Beginning with the line that contains "What Plotly.js code", retype the entries below exactly, ending with the line that contains "-189, -190, -189];". Leave out any pictures.

-- START --

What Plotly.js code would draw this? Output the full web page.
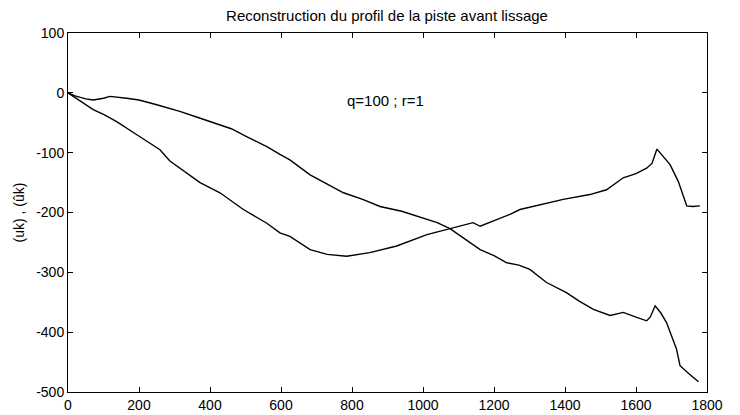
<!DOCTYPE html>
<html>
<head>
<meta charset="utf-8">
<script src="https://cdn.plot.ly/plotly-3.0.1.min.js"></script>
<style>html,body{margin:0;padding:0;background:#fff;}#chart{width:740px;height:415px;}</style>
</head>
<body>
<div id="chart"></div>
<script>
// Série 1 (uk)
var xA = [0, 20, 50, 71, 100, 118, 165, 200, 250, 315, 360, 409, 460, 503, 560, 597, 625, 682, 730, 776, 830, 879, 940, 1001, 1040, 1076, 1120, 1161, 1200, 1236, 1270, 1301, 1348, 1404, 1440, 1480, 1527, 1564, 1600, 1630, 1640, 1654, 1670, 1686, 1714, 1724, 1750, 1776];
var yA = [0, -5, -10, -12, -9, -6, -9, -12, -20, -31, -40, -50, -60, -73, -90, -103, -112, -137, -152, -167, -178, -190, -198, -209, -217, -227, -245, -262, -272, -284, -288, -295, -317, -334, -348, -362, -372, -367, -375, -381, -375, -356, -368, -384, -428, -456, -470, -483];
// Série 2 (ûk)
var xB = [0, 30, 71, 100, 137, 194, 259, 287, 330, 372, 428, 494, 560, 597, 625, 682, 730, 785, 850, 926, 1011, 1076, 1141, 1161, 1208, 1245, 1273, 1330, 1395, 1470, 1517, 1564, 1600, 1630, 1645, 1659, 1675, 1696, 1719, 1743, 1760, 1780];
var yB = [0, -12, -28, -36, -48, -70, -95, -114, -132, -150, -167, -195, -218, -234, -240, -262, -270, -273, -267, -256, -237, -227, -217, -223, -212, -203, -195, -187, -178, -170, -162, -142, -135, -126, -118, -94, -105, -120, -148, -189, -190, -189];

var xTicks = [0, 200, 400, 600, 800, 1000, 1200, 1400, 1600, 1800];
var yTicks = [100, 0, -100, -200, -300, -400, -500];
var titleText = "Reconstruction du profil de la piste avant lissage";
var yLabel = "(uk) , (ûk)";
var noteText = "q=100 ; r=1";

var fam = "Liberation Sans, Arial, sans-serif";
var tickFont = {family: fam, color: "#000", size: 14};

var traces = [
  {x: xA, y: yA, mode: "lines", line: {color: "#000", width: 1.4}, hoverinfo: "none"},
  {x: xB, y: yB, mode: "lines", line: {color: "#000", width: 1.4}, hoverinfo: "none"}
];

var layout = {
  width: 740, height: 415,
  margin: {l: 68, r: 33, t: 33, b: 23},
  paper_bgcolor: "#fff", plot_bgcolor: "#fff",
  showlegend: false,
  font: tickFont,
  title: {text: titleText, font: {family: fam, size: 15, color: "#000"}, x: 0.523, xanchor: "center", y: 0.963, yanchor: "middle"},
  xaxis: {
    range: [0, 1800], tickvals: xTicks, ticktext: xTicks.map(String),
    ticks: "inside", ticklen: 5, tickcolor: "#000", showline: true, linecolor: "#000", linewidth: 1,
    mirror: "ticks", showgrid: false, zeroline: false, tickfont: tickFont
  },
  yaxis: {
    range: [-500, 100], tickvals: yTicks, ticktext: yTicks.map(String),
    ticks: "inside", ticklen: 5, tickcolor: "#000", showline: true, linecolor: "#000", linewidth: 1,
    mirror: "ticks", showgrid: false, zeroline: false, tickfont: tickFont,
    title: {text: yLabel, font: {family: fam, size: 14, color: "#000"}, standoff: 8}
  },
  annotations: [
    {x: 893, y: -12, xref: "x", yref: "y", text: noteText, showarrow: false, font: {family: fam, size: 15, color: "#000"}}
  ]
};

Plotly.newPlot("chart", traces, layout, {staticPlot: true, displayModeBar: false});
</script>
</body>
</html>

-- END --
-- START --

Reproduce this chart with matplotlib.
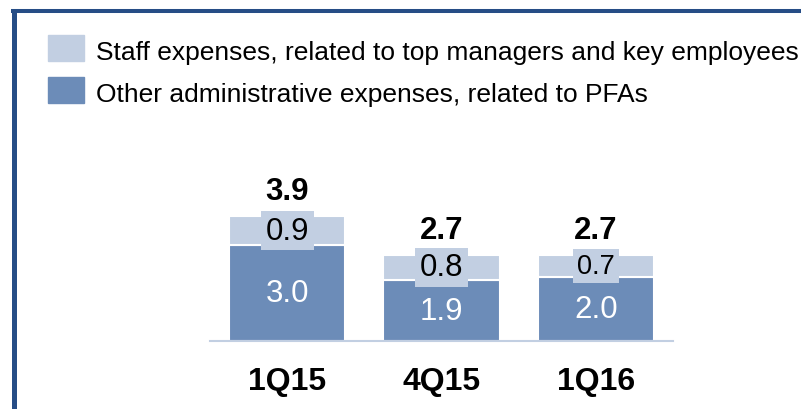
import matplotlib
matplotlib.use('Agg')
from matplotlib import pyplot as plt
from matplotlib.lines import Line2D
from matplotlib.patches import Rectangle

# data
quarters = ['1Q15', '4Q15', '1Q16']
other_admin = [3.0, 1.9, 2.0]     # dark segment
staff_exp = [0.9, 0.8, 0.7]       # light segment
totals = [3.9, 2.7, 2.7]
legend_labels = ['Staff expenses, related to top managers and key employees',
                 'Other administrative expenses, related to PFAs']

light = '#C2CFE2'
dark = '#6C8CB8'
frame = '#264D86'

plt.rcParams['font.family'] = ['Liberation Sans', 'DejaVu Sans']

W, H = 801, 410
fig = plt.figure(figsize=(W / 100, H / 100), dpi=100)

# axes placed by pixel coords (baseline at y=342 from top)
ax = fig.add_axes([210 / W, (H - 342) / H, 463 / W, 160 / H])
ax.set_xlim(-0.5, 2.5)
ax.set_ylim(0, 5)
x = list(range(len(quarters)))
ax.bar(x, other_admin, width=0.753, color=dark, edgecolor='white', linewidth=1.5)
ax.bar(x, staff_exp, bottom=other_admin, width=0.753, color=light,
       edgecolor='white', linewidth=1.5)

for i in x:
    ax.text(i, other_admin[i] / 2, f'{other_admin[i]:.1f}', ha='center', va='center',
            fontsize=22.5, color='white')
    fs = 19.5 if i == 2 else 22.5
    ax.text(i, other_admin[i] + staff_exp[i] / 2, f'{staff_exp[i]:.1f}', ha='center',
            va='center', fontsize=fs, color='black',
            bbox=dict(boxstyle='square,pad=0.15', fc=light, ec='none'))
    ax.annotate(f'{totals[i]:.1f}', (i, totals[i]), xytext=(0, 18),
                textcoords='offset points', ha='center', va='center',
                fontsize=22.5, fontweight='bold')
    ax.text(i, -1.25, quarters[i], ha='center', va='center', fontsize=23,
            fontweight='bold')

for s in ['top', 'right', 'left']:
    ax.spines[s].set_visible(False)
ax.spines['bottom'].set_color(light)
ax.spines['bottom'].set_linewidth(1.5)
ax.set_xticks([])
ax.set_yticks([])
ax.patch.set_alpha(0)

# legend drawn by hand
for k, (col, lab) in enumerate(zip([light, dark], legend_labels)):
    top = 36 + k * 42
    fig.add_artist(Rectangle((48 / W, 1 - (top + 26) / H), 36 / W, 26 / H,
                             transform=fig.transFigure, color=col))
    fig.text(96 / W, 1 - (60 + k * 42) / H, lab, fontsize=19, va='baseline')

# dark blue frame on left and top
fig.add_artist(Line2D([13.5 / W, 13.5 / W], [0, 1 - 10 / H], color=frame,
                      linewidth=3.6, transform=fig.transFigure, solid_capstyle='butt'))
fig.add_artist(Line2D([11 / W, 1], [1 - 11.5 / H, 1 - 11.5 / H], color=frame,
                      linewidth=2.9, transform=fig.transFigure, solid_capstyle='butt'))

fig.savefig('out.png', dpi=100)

-- END --

Complete output:
What Plotly.js code would draw this? Output the full web page.
<!DOCTYPE html>
<html>
<head>
<meta charset="utf-8">
<script src="https://cdn.plot.ly/plotly-3.0.1.min.js"></script>
<style>html,body{margin:0;padding:0;background:#fff;}#chart{width:740px;height:415px;}</style>
</head>
<body>
<div id="chart"></div>
<script>
// Série 1 (uk)
var xA = [0, 20, 50, 71, 100, 118, 165, 200, 250, 315, 360, 409, 460, 503, 560, 597, 625, 682, 730, 776, 830, 879, 940, 1001, 1040, 1076, 1120, 1161, 1200, 1236, 1270, 1301, 1348, 1404, 1440, 1480, 1527, 1564, 1600, 1630, 1640, 1654, 1670, 1686, 1714, 1724, 1750, 1776];
var yA = [0, -5, -10, -12, -9, -6, -9, -12, -20, -31, -40, -50, -60, -73, -90, -103, -112, -137, -152, -167, -178, -190, -198, -209, -217, -227, -245, -262, -272, -284, -288, -295, -317, -334, -348, -362, -372, -367, -375, -381, -375, -356, -368, -384, -428, -456, -470, -483];
// Série 2 (ûk)
var xB = [0, 30, 71, 100, 137, 194, 259, 287, 330, 372, 428, 494, 560, 597, 625, 682, 730, 785, 850, 926, 1011, 1076, 1141, 1161, 1208, 1245, 1273, 1330, 1395, 1470, 1517, 1564, 1600, 1630, 1645, 1659, 1675, 1696, 1719, 1743, 1760, 1780];
var yB = [0, -12, -28, -36, -48, -70, -95, -114, -132, -150, -167, -195, -218, -234, -240, -262, -270, -273, -267, -256, -237, -227, -217, -223, -212, -203, -195, -187, -178, -170, -162, -142, -135, -126, -118, -94, -105, -120, -148, -189, -190, -189];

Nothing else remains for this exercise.